DeCree commented, “The closure of The Tropicana Las Vegas in April and the scheduled closure of Mirage later this month could accelerate the occupancy recovery at the Strat and improve overall customer mix and margins.” Golden has been proactive in enhancing The Strat by adding new non-gaming amenities. Although this venue doesn’t typically attract the high-end clientele of the Strip’s swankier properties, it could serve as an appealing alternative for customers who previously frequented the Tropicana.
“With Caesars and MGM properties at or near full occupancy on the Strip, we see an opportunity for Golden to potentially pick up more than its fair share of displaced room nights,” DeCree observed. “The Strat’s midweek occupancy is still 12 points below 2019 levels.
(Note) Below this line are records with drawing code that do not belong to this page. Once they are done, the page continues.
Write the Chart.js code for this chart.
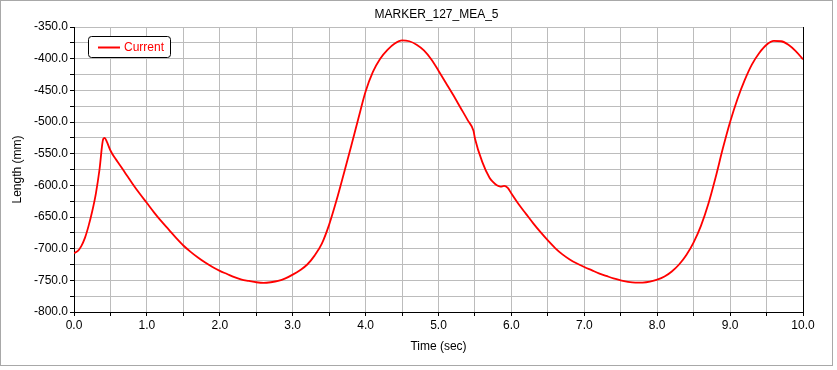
<!DOCTYPE html>
<html>
<head>
<meta charset="utf-8">
<script src="https://cdn.jsdelivr.net/npm/chart.js"></script>
<style>
  html,body{margin:0;padding:0;background:#fff}
  #wrap{width:837px;height:370px;position:relative}
</style>
</head>
<body>
<div id="wrap"><canvas id="c" width="837" height="370"></canvas></div>
<script>
/* ---------- data */
const TITLE   = 'MARKER_127_MEA_5';
const SERIES  = 'Current';
const X_LABEL = 'Time (sec)';
const Y_LABEL = 'Length (mm)';

const timeSec = [
  0.0, 0.05, 0.1, 0.15, 0.2, 0.25, 0.3, 0.35, 0.4, 0.42, 0.45, 0.5, 0.55, 0.6, 0.7, 0.8, 0.9,
  1.0, 1.1, 1.2, 1.3, 1.4, 1.5, 1.6, 1.7, 1.8, 1.9,
  2.0, 2.1, 2.2, 2.3, 2.4, 2.5, 2.6, 2.7, 2.8, 2.9,
  3.0, 3.1, 3.2, 3.3, 3.4, 3.5, 3.6, 3.7, 3.8, 3.9,
  4.0, 4.1, 4.2, 4.3, 4.4, 4.5, 4.6, 4.7, 4.8, 4.9,
  5.0, 5.1, 5.2, 5.3, 5.4, 5.48, 5.5, 5.6, 5.7, 5.75, 5.8, 5.85, 5.9, 5.95,
  6.0, 6.1, 6.2, 6.3, 6.4, 6.5, 6.6, 6.7, 6.8, 6.9,
  7.0, 7.1, 7.2, 7.3, 7.4, 7.5, 7.6, 7.7, 7.8, 7.9,
  8.0, 8.1, 8.2, 8.3, 8.4, 8.5, 8.6, 8.7, 8.8, 8.9,
  9.0, 9.1, 9.2, 9.3, 9.4, 9.5, 9.6, 9.7, 9.8, 9.9, 10.0
];
const lengthMm = [
  -707, -704, -696, -683, -664, -641, -613, -575, -527, -525, -531, -545, -555, -563, -580, -597, -613,
  -628, -643, -657, -670, -683, -695, -705, -714, -722, -729,
  -735, -740, -745, -749, -751, -753, -754, -753, -751, -747,
  -741, -734, -725, -711, -692, -662, -624, -582, -539, -495,
  -452, -421, -400, -386, -376, -371, -372.5, -378, -387, -401,
  -419, -438, -457, -477, -497, -514, -526, -563, -588, -595, -600, -602, -601, -604,
  -613, -630, -645, -660, -674, -687, -699, -709, -717, -723.5,
  -729, -734, -739, -743, -747, -750, -752.5, -753.7, -753.5, -752,
  -749, -744, -736, -725, -710, -690, -664, -630, -588, -542,
  -500, -464, -434, -409, -391, -378, -372, -372.5, -378, -388, -401
];

const X_MIN = 0, X_MAX = 10, X_STEP = 0.5;
const Y_MIN = -800, Y_MAX = -350, Y_STEP = 25;

const FONT = '"Liberation Sans", Arial, sans-serif';
const RED  = '#ff0000';
const GRID = '#bcbcbc';

/* ---------- frame, title, legend, right border */
const decor = {
  id: 'decor',
  beforeDraw(chart) {
    const ctx = chart.ctx;
    ctx.save();
    ctx.fillStyle = '#fff';
    ctx.fillRect(0, 0, chart.width, chart.height);
    ctx.strokeStyle = '#a8a8a8';
    ctx.lineWidth = 1;
    ctx.strokeRect(0.5, 0.5, 832, 365);
    ctx.restore();
  },
  afterDraw(chart) {
    const {ctx, chartArea: a} = chart;
    ctx.save();
    // right edge of the plot
    ctx.strokeStyle = '#000';
    ctx.lineWidth = 1;
    ctx.beginPath();
    ctx.moveTo(Math.round(a.right) + 0.5, a.top);
    ctx.lineTo(Math.round(a.right) + 0.5, a.bottom);
    ctx.stroke();

    // title
    ctx.fillStyle = '#000';
    ctx.font = '12px ' + FONT;
    ctx.textAlign = 'center';
    ctx.textBaseline = 'middle';
    ctx.fillText(TITLE, (a.left + a.right) / 2 - 2, 15);

    // legend box
    const lx = 88.5, ly = 36.5, lw = 82, lh = 21, r = 3;
    ctx.fillStyle = '#fff';
    ctx.strokeStyle = '#000';
    ctx.beginPath();
    ctx.roundRect(lx, ly, lw, lh, r);
    ctx.fill();
    ctx.stroke();
    ctx.strokeStyle = RED;
    ctx.lineWidth = 2;
    ctx.beginPath();
    ctx.moveTo(98, 47.5);
    ctx.lineTo(120, 47.5);
    ctx.stroke();
    ctx.fillStyle = RED;
    ctx.textAlign = 'left';
    ctx.fillText(chart.data.datasets[0].label, 124, 48);
    ctx.restore();
  }
};

const ctx = document.getElementById('c').getContext('2d');
new Chart(ctx, {
  type: 'line',
  data: {
    labels: timeSec,
    datasets: [{
      label: SERIES,
      data: timeSec.map((t, i) => ({x: t, y: lengthMm[i]})),
      borderColor: RED,
      borderWidth: 1.8,
      pointRadius: 0,
      cubicInterpolationMode: 'monotone',
      fill: false
    }]
  },
  options: {
    responsive: false,
    animation: false,
    events: [],
    layout: { padding: { top: 27, right: 34, left: 0, bottom: 0 } },
    plugins: { legend: { display: false }, title: { display: false }, tooltip: { enabled: false } },
    scales: {
      x: {
        type: 'linear',
        min: X_MIN, max: X_MAX,
        afterFit: s => { s.height = 58; },
        ticks: {
          stepSize: X_STEP,
          autoSkip: false,
          maxRotation: 0,
          padding: 2,
          color: '#000',
          font: { family: FONT, size: 12 },
          callback: v => (Math.abs(v % 1) < 1e-6 ? v.toFixed(1) : '')
        },
        grid: { color: GRID, tickColor: '#000', tickLength: 4 },
        border: { color: '#000', width: 1 },
        title: {
          display: true, text: X_LABEL, color: '#000',
          font: { family: FONT, size: 12 },
          padding: { top: 0, bottom: 16 }
        }
      },
      y: {
        min: Y_MIN, max: Y_MAX,
        afterFit: s => { s.width = 74; },
        ticks: {
          stepSize: Y_STEP,
          autoSkip: false,
          padding: 2,
          color: '#000',
          font: { family: FONT, size: 12 },
          callback: v => (v % 50 === 0 ? v.toFixed(1) : '')
        },
        grid: { color: GRID, tickColor: '#000', tickLength: 4 },
        border: { color: '#000', width: 1 },
        title: {
          display: true, text: Y_LABEL, color: '#000',
          font: { family: FONT, size: 12 },
          padding: { top: 10, bottom: 0 }
        }
      }
    }
  },
  plugins: [decor]
});
</script>
</body>
</html>
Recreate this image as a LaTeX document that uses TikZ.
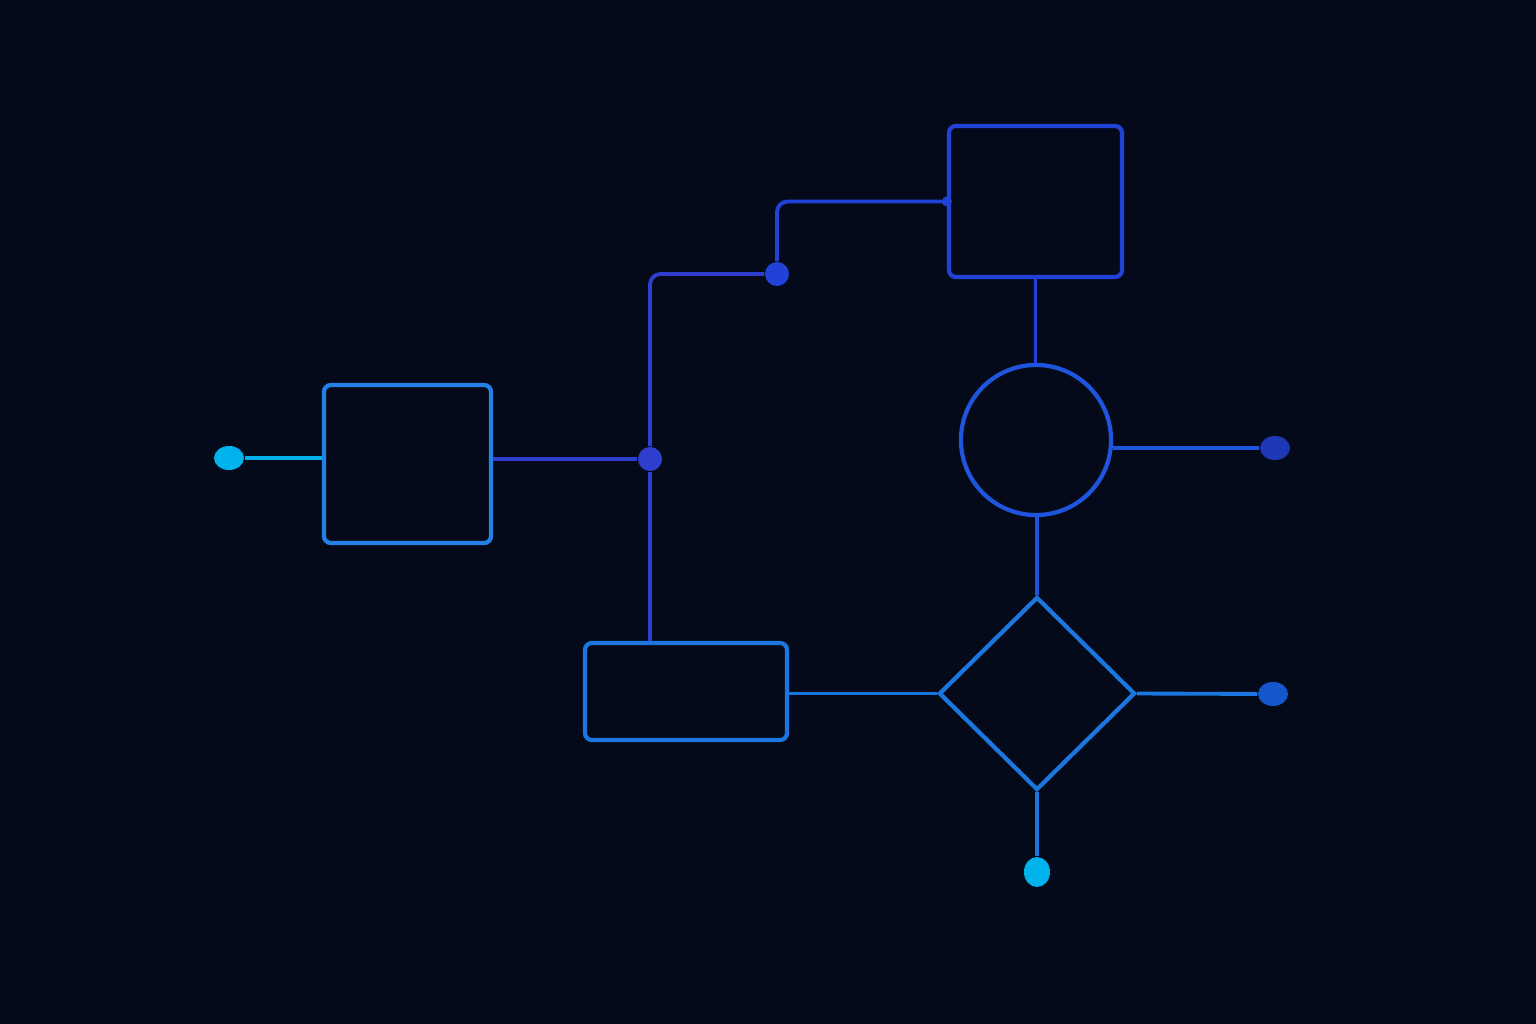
\documentclass[tikz,border=0pt]{standalone}
\usepackage{color}
\definecolor{mybg}{RGB}{4,10,26}
\definecolor{mycyan}{RGB}{0,178,235}
\definecolor{myazure}{RGB}{35,128,230}
\definecolor{myindigo}{RGB}{48,62,205}
\definecolor{myroyal}{RGB}{34,66,215}
\definecolor{mycobalt}{RGB}{30,84,222}
\definecolor{mysky}{RGB}{28,118,224}
\definecolor{mynavy}{RGB}{28,56,182}
\definecolor{myocean}{RGB}{20,86,204}
\usepackage{tikz}
\usetikzlibrary{shapes.geometric,positioning,calc}
\tikzstyle{block}=[draw,rounded corners=2pt,line width=1.2pt,fill=mybg,inner sep=0pt]
\tikzstyle{ring}=[draw,circle,line width=1.2pt,inner sep=0pt,minimum size=1.5cm]
\tikzstyle{rhombus}=[draw,diamond,line width=1.2pt,inner sep=0pt,minimum width=1.96cm,minimum height=1.93cm]
\tikzstyle{terminal}=[ellipse,inner sep=0pt,minimum width=0.3cm,minimum height=0.24cm]
\tikzstyle{junction}=[circle,inner sep=0pt,minimum size=0.24cm]
\tikzstyle{wire}=[line width=1.1pt]

\begin{document}
\begin{tikzpicture}[x=0.01cm,y=-0.01cm]
\fill[mybg] (0,0) rectangle (1536,1024);
\draw (229,458) node [terminal, fill=mycyan] (in) {};
\draw (407.5,464) node [block, draw=myazure, minimum width=1.67cm, minimum height=1.58cm] (proc) {};
\draw (650,459) node [junction, fill=myindigo] (split) {};
\draw (777,274) node [junction, fill=myroyal] (tap) {};
\draw (1035.5,201.5) node [block, draw=myroyal, minimum width=1.73cm, minimum height=1.51cm] (store) {};
\draw (1036,440) node [ring, draw=mycobalt] (hub) {};
\draw (1275,448) node [terminal, fill=mynavy] (outa) {};
\draw (686,691.5) node [block, draw=mysky, minimum width=2.02cm, minimum height=0.97cm] (task) {};
\draw (1037,693.5) node [rhombus, draw=mysky] (check) {};
\draw (1273,694) node [terminal, fill=myocean] (outb) {};
\draw (1037,872) node [terminal, fill=mycyan, minimum width=0.26cm, minimum height=0.3cm] (outc) {};
\draw[wire, mycyan] (in) -- (proc.west |- in);
\draw[wire, myindigo] (proc.east |- split) -- (split);
\draw[wire, myindigo, rounded corners=3pt] (split) |- (tap);
\draw[wire, myroyal, rounded corners=3pt] (tap) |- (store.west);
\fill[myroyal] (store.west) circle (0.05cm);
\draw[wire, myindigo] (split) -- (task.north -| split);
\draw[wire, myroyal] (store.south) -- (store.south |- hub.north);
\draw[wire, mycobalt] (hub.east |- outa) -- (outa);
\draw[wire, mycobalt] (check.north |- hub.south) -- (check.north);
\draw[wire, mysky] (task.east |- check.west) -- (check.west);
\draw[wire, mysky] (check.east) -- (outb);
\draw[wire, mysky] (check.south) -- (outc);
\end{tikzpicture}
\end{document}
And although weekend occupancy at the property hit 96% in the first quarter, there should be more upside from higher rates with fewer rooms available on the Strip going forward.”
The CBRE analyst also noted that The Strat has faced competition from elevated promotional activities among smaller independent rivals, a scenario lasting longer than anticipated. Elevated labor costs and some softness among cost-conscious visitors have also been challenging for Golden.
Nevertheless, there are promising catalysts for the stock, including the recent additions of new gaming taverns to Golden’s already extensive portfolio, making it the largest operator of such venues in the Las Vegas valley. DeCree also highlighted Golden’s recent implementation of a dividend and the availability of $90 million remaining on a previously authorized share repurchase plan, projecting that the entirety will be spent over the next year.